Now I know where the fifty million dollars – or maybe even 100 million dollars of your money -- is going to sell John Howard’s new, radical, Industrial Relations policies. We’ve all seen the plethora of TV commercials featuring so many “happy little Vegemities”.

 

But today the hard sell got under in earnest. An example: The Herald Sun has a Government advertisement that covers four full pages. Four pages!  How many thousands and thousands of dollars would that have cost? And it was repeated in newspaper all over the country. Stamped all over it – seven times – was an official looking message in red ink that said “protected by law”.

 

And you plough through the pages of spin and a lot of it is bureaucratic, governmental hogwash.

 

Lines like: “By encouraging people to work together and by continuing the improvement in our workplaces.
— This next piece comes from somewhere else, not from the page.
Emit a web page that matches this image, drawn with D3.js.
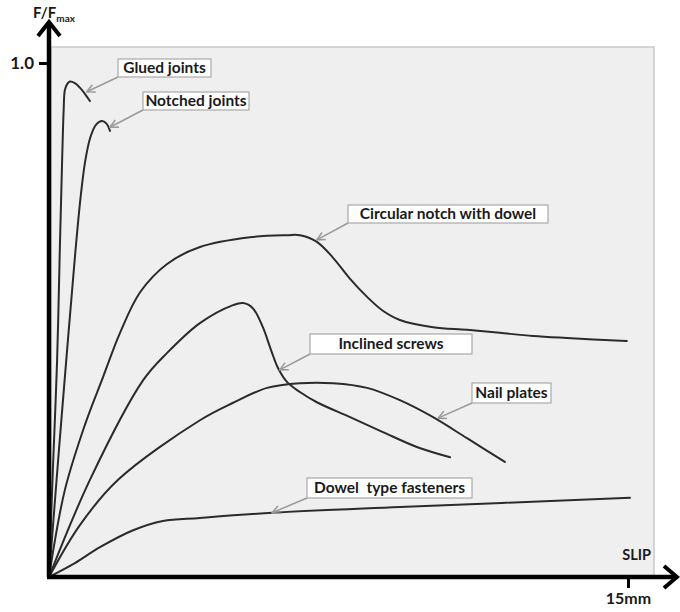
<!DOCTYPE html>
<html>
<head>
<meta charset="utf-8">
<script src="https://cdn.jsdelivr.net/npm/d3@7/dist/d3.min.js"></script>
<style>
  html, body { margin: 0; padding: 0; background: #ffffff; }
  svg { display: block; }
  text { font-family: Lato, "Open Sans", sans-serif; font-weight: 700; fill: #1a1a1a; }
</style>
</head>
<body>
<svg id="chart" width="680" height="612"></svg>
<script>
// ---------- DATA (slip in mm, force as F/Fmax) ----------
const gluedSlip   = [0, 0.10, 0.21, 0.28, 0.34, 0.38, 0.41, 0.47, 0.54, 0.67, 0.80, 0.93, 1.06];
const gluedForce  = [0, 0.208, 0.422, 0.636, 0.811, 0.909, 0.947, 0.959, 0.964, 0.961, 0.952, 0.940, 0.926];

const notchedSlip  = [0, 0.25, 0.50, 0.68, 0.82, 0.94, 1.07, 1.22, 1.37, 1.49, 1.58];
const notchedForce = [0, 0.24, 0.47, 0.63, 0.74, 0.81, 0.855, 0.88, 0.887, 0.882, 0.868];

const circularSlip  = [0, 0.41, 0.93, 1.40, 1.84, 2.36, 3.06, 3.91, 5.21, 6.17, 6.50, 6.94, 7.36, 7.80, 8.24, 8.65, 9.09, 9.95, 10.83, 11.68, 12.54, 13.42, 14.97];
const circularForce = [0, 0.169, 0.296, 0.389, 0.475, 0.554, 0.609, 0.642, 0.661, 0.665, 0.665, 0.652, 0.621, 0.580, 0.545, 0.518, 0.500, 0.486, 0.481, 0.475, 0.469, 0.465, 0.459];

const inclinedSlip  = [0, 1.06, 2.44, 3.06, 3.91, 4.77, 5.03, 5.28, 5.54, 5.75, 5.93, 6.17, 6.50, 6.94, 7.80, 8.65, 9.53, 10.39];
const inclinedForce = [0, 0.189, 0.383, 0.436, 0.494, 0.529, 0.533, 0.523, 0.486, 0.442, 0.407, 0.379, 0.360, 0.340, 0.311, 0.282, 0.253, 0.233];

const nailSlip  = [0, 0.80, 1.79, 3.91, 4.77, 5.65, 6.50, 7.36, 8.24, 9.09, 9.95, 10.83, 11.81];
const nailForce = [0, 0.101, 0.189, 0.305, 0.339, 0.368, 0.377, 0.377, 0.368, 0.344, 0.311, 0.270, 0.224];

const dowelSlip  = [0, 0.67, 1.32, 2.18, 2.95, 3.91, 5.80, 9.09, 15.05];
const dowelForce = [0, 0.027, 0.058, 0.091, 0.109, 0.115, 0.125, 0.136, 0.154];

const labels    = ["Glued joints", "Notched joints", "Circular notch with dowel", "Inclined screws", "Nail plates", "Dowel  type fasteners"];
const tipSlip   = [0.98, 1.58, 6.94, 5.98, 10.08, 5.78];
const tipForce  = [0.944, 0.875, 0.656, 0.403, 0.309, 0.125];

const xTickValues = [15];
const xTickLabels = ["15mm"];
const yTickValues = [1.0];
const yTickLabels = ["1.0"];

// ---------- LAYOUT ----------
const svg = d3.select("#chart");
const x = d3.scaleLinear().domain([0, 15]).range([49, 628]);
const y = d3.scaleLinear().domain([0, 1]).range([577, 63]);

// label boxes (pixel layout)
const boxes = [
  {x: 118, y: 59, w: 93, h: 18},
  {x: 143, y: 92, w: 106, h: 18},
  {x: 348, y: 205, w: 200, h: 18},
  {x: 310, y: 334, w: 162, h: 20},
  {x: 472, y: 383, w: 79, h: 20},
  {x: 307, y: 478, w: 165, h: 20}
];

// plot background
svg.append("rect")
  .attr("x", 51).attr("y", 47)
  .attr("width", 603).attr("height", 530)
  .attr("fill", "#efefef")
  .attr("stroke", "#c9c9c9")
  .attr("stroke-width", 1.5);

// curves
const series = [
  [gluedSlip, gluedForce],
  [notchedSlip, notchedForce],
  [circularSlip, circularForce],
  [inclinedSlip, inclinedForce],
  [nailSlip, nailForce],
  [dowelSlip, dowelForce]
];
const line = d3.line()
  .x(d => x(d[0])).y(d => y(d[1]))
  .curve(d3.curveCatmullRom.alpha(0.5));

svg.append("g").selectAll("path")
  .data(series.map(([s, f]) => s.map((v, i) => [v, f[i]])))
  .join("path")
  .attr("d", line)
  .attr("fill", "none")
  .attr("stroke", "#2b2b2b")
  .attr("stroke-width", 2)
  .attr("stroke-linecap", "round")
  .attr("stroke-linejoin", "round");

// leader arrows
const defs = svg.append("defs");
defs.append("marker")
  .attr("id", "arr")
  .attr("viewBox", "0 0 10 10")
  .attr("refX", 9).attr("refY", 5)
  .attr("markerWidth", 10).attr("markerHeight", 10)
  .attr("markerUnits", "userSpaceOnUse")
  .attr("orient", "auto")
  .append("path")
  .attr("d", "M1,1 L9,5 L1,9")
  .attr("fill", "none")
  .attr("stroke", "#9a9a9a")
  .attr("stroke-width", 1.6);

const ann = svg.append("g");
labels.forEach((lab, i) => {
  const b = boxes[i];
  ann.append("line")
    .attr("x1", b.x).attr("y1", b.y + b.h)
    .attr("x2", x(tipSlip[i])).attr("y2", y(tipForce[i]))
    .attr("stroke", "#9a9a9a")
    .attr("stroke-width", 1.5)
    .attr("marker-end", "url(#arr)");
  ann.append("rect")
    .attr("x", b.x).attr("y", b.y)
    .attr("width", b.w).attr("height", b.h)
    .attr("fill", "#ffffff")
    .attr("stroke", "#a8a8a8")
    .attr("stroke-width", 1.2);
  ann.append("text")
    .attr("x", b.x + b.w / 2).attr("y", b.y + b.h / 2)
    .attr("dy", "0.35em")
    .attr("text-anchor", "middle")
    .style("font-size", "15.5px")
    .style("white-space", "pre")
    .attr("xml:space", "preserve")
    .text(lab);
});

// axes
const xAxis = d3.axisBottom(x)
  .tickValues(xTickValues)
  .tickFormat((d, i) => xTickLabels[i])
  .tickSize(11).tickPadding(5);
const gx = svg.append("g").attr("transform", "translate(0,577)").call(xAxis);
gx.select(".domain").remove();
gx.selectAll(".tick line").attr("stroke", "#000").attr("stroke-width", 3);
gx.selectAll(".tick text").style("font-size", "16px").style("font-family", "Lato, sans-serif").style("font-weight", 700).attr("fill", "#1a1a1a");

const yAxis = d3.axisLeft(y)
  .tickValues(yTickValues)
  .tickFormat((d, i) => yTickLabels[i])
  .tickSize(10).tickPadding(5);
const gy = svg.append("g").attr("transform", "translate(49,0)").call(yAxis);
gy.select(".domain").remove();
gy.selectAll(".tick line").attr("stroke", "#000").attr("stroke-width", 3);
gy.selectAll(".tick text").style("font-size", "17px").style("font-family", "Lato, sans-serif").style("font-weight", 700).attr("fill", "#1a1a1a");

// axis lines with arrows
const axisG = svg.append("g")
  .attr("fill", "none").attr("stroke", "#000")
  .attr("stroke-width", 4.5)
  .attr("stroke-linecap", "butt")
  .attr("stroke-linejoin", "miter");
axisG.append("path").attr("d", `M49,${577} L49,23`);
axisG.append("path").attr("d", `M38,36 L49,22 L60,36`).attr("stroke-width", 4);
axisG.append("path").attr("d", `M47,577 L676,577`);
axisG.append("path").attr("d", `M664,566 L677,577 L664,588`).attr("stroke-width", 4);

// axis titles
const yt = svg.append("text").attr("x", 33).attr("y", 18).style("font-size", "15px");
yt.append("tspan").text("F/F");
yt.append("tspan").attr("dy", 4).style("font-size", "10px").text("max");

svg.append("text")
  .attr("x", 651).attr("y", 560)
  .attr("text-anchor", "end")
  .style("font-size", "14.5px")
  .text("SLIP");
</script>
</body>
</html>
WorkChoices will also help continue the improvement in our living standards and quality of life. And that’s something worth working for.”

 

And another crafty line:  It will “better balance”  the unfair dismissal laws. No it won’t. For companies with less than 100 employees it will get rid of them altogether and, as I said the other day what’s to stop a cunning employer of 1000 workers breaking up his or her business into subsidiaries employing 99 people each?

 

Don’t get me wrong. I am not opposed to much of this overdue reform. I believe union demands have crushed some small businesses. I believe in voluntary union membership and I believe in secret ballots.

 

But the Prime Minister and his ministers have been telling porkies. Two months ago John Howard said that the prospect of employers demand their workers negotiate and accept working on Public Holidays was “absolute nonsense”.  Overnight Workplace Minister Kevin Andrews confirmed that Public Holidays and meal breaks would be up for negotiation.

 

How can you negotiate mealbreaks for heaven’s sake?  I mean that is Dark Ages stuff. If an individual wants to work on a Public Holiday  -- for more money – then that is fine.

 

But getting back to the TV commercials and the newspaper ads which may cost you, taxpayers, up to one hundred million dollars. Who don’t the Prime Minister and the appropriate ministers hold a series of press conferences and journos will report their wqords for nothing.

 

Why not have a series of the old-fashioned Town Hall meetings ? Why not visit factories and put their message across and answer questions. The PM did that in Tasmania during the logging dispute in the last days of the last federal election.

 

The ads are just Government spin. It is an appalling waste of money. Your money.